Published 1 April 2009

Three of the West End’s hit musicals, The Lion King, Blood Brothers and recent Laurence Olivier Award winner Jersey Boys, have announced extensions to their current runs, taking their London engagements into the autumn and beyond.

The stage adaptation of hit Disney animation The Lion King is now taking bookings for its run at the Lyceum theatre until 31 January 2010. The tale of a lion cub’s struggle to believe in himself and save his family opened at the London venue in October 1999 when it received eight Laurence Olivier Award nominations, wowing theatregoers with its famous score and innovative use of puppetry and costume. Now in its 10th year, the cast is led by singer and actor Shaun Escoffery, who was nominated for a Laurence Olivier Award in 2008 for his performance in Parade.

Blood Brothers has been running even longer than The Lion King, opening at the Noel Coward theatre, then named the Albery, in 1988 before transferring to the Phoenix theatre in 1991. It has now added four months to its booking period and is booking until 28 November 2009. The current production is actually a revival, the original opening in 1983 when it received only a short run before closing, though it still won the Laurence Olivier Award for Best New Musical. Penned by Willy Russell, it is a tale of Liverpudlian twins separated as babies who live very different lives but are drawn back together with devastating consequences.

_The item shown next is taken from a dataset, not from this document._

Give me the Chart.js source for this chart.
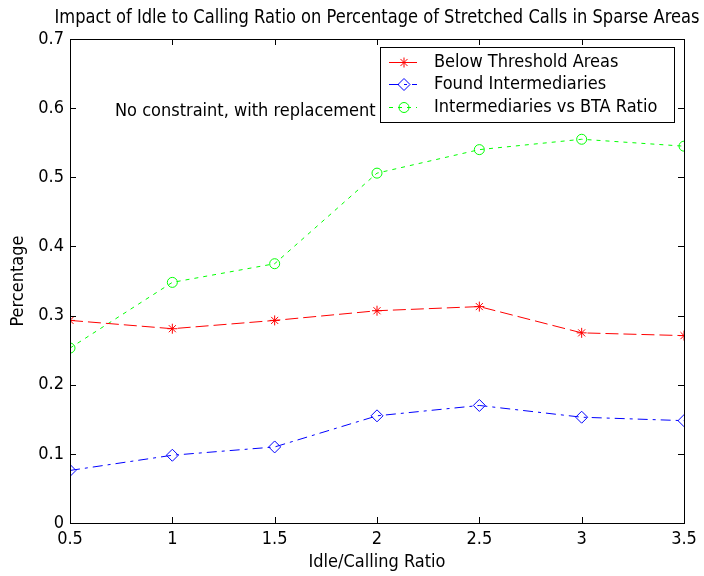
<!DOCTYPE html>
<html>
<head>
<meta charset="utf-8">
<script src="https://cdn.jsdelivr.net/npm/chart.js@4/dist/chart.umd.min.js"></script>
<style>
  html, body { margin: 0; padding: 0; background: #fff; }
  #wrap { width: 704px; height: 576px; }
</style>
</head>
<body>
<div id="wrap"><canvas id="chart" width="704" height="576"></canvas></div>
<script>
// data
const ratios = [0.5, 1, 1.5, 2, 2.5, 3, 3.5];
const belowThreshold = [0.293, 0.281, 0.293, 0.307, 0.313, 0.275, 0.271];
const foundIntermediaries = [0.076, 0.098, 0.110, 0.155, 0.170, 0.153, 0.148];
const intermediariesVsBta = [0.253, 0.348, 0.375, 0.506, 0.540, 0.555, 0.545];

const xTicks = [0.5, 1, 1.5, 2, 2.5, 3, 3.5];
const yTicks = [0, 0.1, 0.2, 0.3, 0.4, 0.5, 0.6, 0.7];

const TITLE = 'Impact of Idle to Calling Ratio on Percentage of Stretched Calls in Sparse Areas';
const NOTE = 'No constraint, with replacement';

const FONT = '"DejaVu Sans Condensed", "Liberation Sans", sans-serif';

function points(values) {
    return ratios.map((x, i) => ({ x: x, y: values[i] }));
}

// box round the axes, inward ticks on all four sides (matlab look), title centred over the axes
const framePlugin = {
    id: 'frame',
    afterDraw(chart) {
        const ctx = chart.ctx;
        const a = chart.chartArea;
        const xs = chart.scales.x, ys = chart.scales.y;
        const len = 6;
        ctx.save();
        ctx.strokeStyle = '#000';
        ctx.lineWidth = 1;
        ctx.strokeRect(a.left + 0.5, a.top + 0.5, a.right - a.left, a.bottom - a.top);
        ctx.beginPath();
        xTicks.forEach(v => {
            const px = Math.round(xs.getPixelForValue(v)) + 0.5;
            ctx.moveTo(px, a.bottom); ctx.lineTo(px, a.bottom - len);
            ctx.moveTo(px, a.top); ctx.lineTo(px, a.top + len);
        });
        yTicks.forEach(v => {
            const py = Math.round(ys.getPixelForValue(v)) + 0.5;
            ctx.moveTo(a.left, py); ctx.lineTo(a.left + len, py);
            ctx.moveTo(a.right, py); ctx.lineTo(a.right - len, py);
        });
        ctx.stroke();

        // narrow title like the original, squeezed to the width it takes there
        ctx.fillStyle = '#000';
        ctx.font = '20px ' + FONT;
        ctx.textAlign = 'center';
        ctx.textBaseline = 'alphabetic';
        ctx.fillText(TITLE, (a.left + a.right) / 2, 23, 645);
        ctx.restore();
    }
};

// legend box in the top right and the note beside it
const legendPlugin = {
    id: 'boxLegend',
    afterDraw(chart) {
        const ctx = chart.ctx;
        const box = { x: 380, y: 47, w: 294, h: 75 };
        const rows = [62, 84, 107];
        ctx.save();
        ctx.fillStyle = '#fff';
        ctx.fillRect(box.x, box.y, box.w, box.h);
        ctx.strokeStyle = '#000';
        ctx.lineWidth = 1;
        ctx.strokeRect(box.x + 0.5, box.y + 0.5, box.w, box.h);
        chart.data.datasets.forEach((ds, i) => {
            const y = rows[i] + 0.5;
            ctx.strokeStyle = ds.borderColor;
            ctx.lineWidth = 1;
            ctx.setLineDash(ds.borderDash || []);
            ctx.beginPath();
            ctx.moveTo(389, y); ctx.lineTo(417, y);
            ctx.stroke();
            ctx.setLineDash([]);
            ctx.fillStyle = 'rgba(0,0,0,0)';
            Chart.helpers.drawPoint(ctx, {
                pointStyle: ds.pointStyle,
                radius: ds.pointRadius,
                borderWidth: 1
            }, 404, y);
            ctx.fillStyle = '#000';
            ctx.font = '18px ' + FONT;
            ctx.textBaseline = 'middle';
            ctx.fillText(ds.label, 434, y);
        });
        ctx.fillStyle = '#000';
        ctx.font = '18px ' + FONT;
        ctx.textBaseline = 'alphabetic';
        ctx.fillText(NOTE, 115, 116);
        ctx.restore();
    }
};

function lineSet(label, values, color, dash, style, radius) {
    return {
        label: label,
        data: points(values),
        borderColor: color,
        backgroundColor: 'rgba(0,0,0,0)',
        pointBorderColor: color,
        pointBackgroundColor: 'rgba(0,0,0,0)',
        borderWidth: 1,
        borderDash: dash,
        pointStyle: style,
        pointRadius: radius,
        pointBorderWidth: 1,
        tension: 0
    };
}

new Chart(document.getElementById('chart').getContext('2d'), {
    type: 'line',
    data: {
        datasets: [
            lineSet('Below Threshold Areas', belowThreshold, '#ff0000', [13, 5], 'star', 5),
            lineSet('Found Intermediaries', foundIntermediaries, '#0000ff', [10, 5, 3, 5], 'rectRot', 6),
            lineSet('Intermediaries vs BTA Ratio', intermediariesVsBta, '#00ff00', [4, 5], 'circle', 5)
        ]
    },
    options: {
        responsive: false,
        animation: false,
        layout: { padding: { top: 39, right: 20 } },
        scales: {
            x: {
                type: 'linear',
                min: 0.5,
                max: 3.5,
                afterBuildTicks: (s) => { s.ticks = xTicks.map(v => ({ value: v })); },
                afterFit: (s) => { s.height = 53; },
                grid: { display: false, drawTicks: false },
                border: { display: true, color: '#000' },
                ticks: { color: '#000', font: { family: FONT, size: 18 }, padding: 6, maxRotation: 0, callback: (v) => String(v) },
                title: { display: true, text: 'Idle/Calling Ratio', color: '#000', font: { family: FONT, size: 18 }, padding: { top: 0, bottom: 3 } }
            },
            y: {
                min: 0,
                max: 0.7,
                afterBuildTicks: (s) => { s.ticks = yTicks.map(v => ({ value: v })); },
                afterFit: (s) => { s.width = 70; },
                grid: { display: false, drawTicks: false },
                border: { display: true, color: '#000' },
                ticks: { color: '#000', font: { family: FONT, size: 18 }, padding: 6, callback: (v) => String(v) },
                title: { display: true, text: 'Percentage', color: '#000', font: { family: FONT, size: 18 }, padding: { top: 8, bottom: 0 } }
            }
        },
        plugins: {
            legend: { display: false },
            tooltip: { enabled: false },
            title: { display: false }
        }
    },
    plugins: [framePlugin, legendPlugin]
});
</script>
</body>
</html>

A relative newcomer compared to The Lion King and Blood Brothers, Jersey Boys opened at the Prince Edward theatre in March 2008 and recently won the 2009 Laurence Olivier Award for Best New Musical. Having enjoyed a hugely successful first year in London’s West End, the show’s producers have extended its run to 27 March 2010. The biographical tale of Frankie Valli and the Four Seasons features a host of the American band’s hits, including Sherry, Walk Like A Man, December 1963 (Oh What A Night) and Big Girls Don’t Cry.

The shows’ extensions and popularity is another sign that the theatre industry is bucking the recession, drawing theatregoers to some of the best live entertainment available anywhere in the world.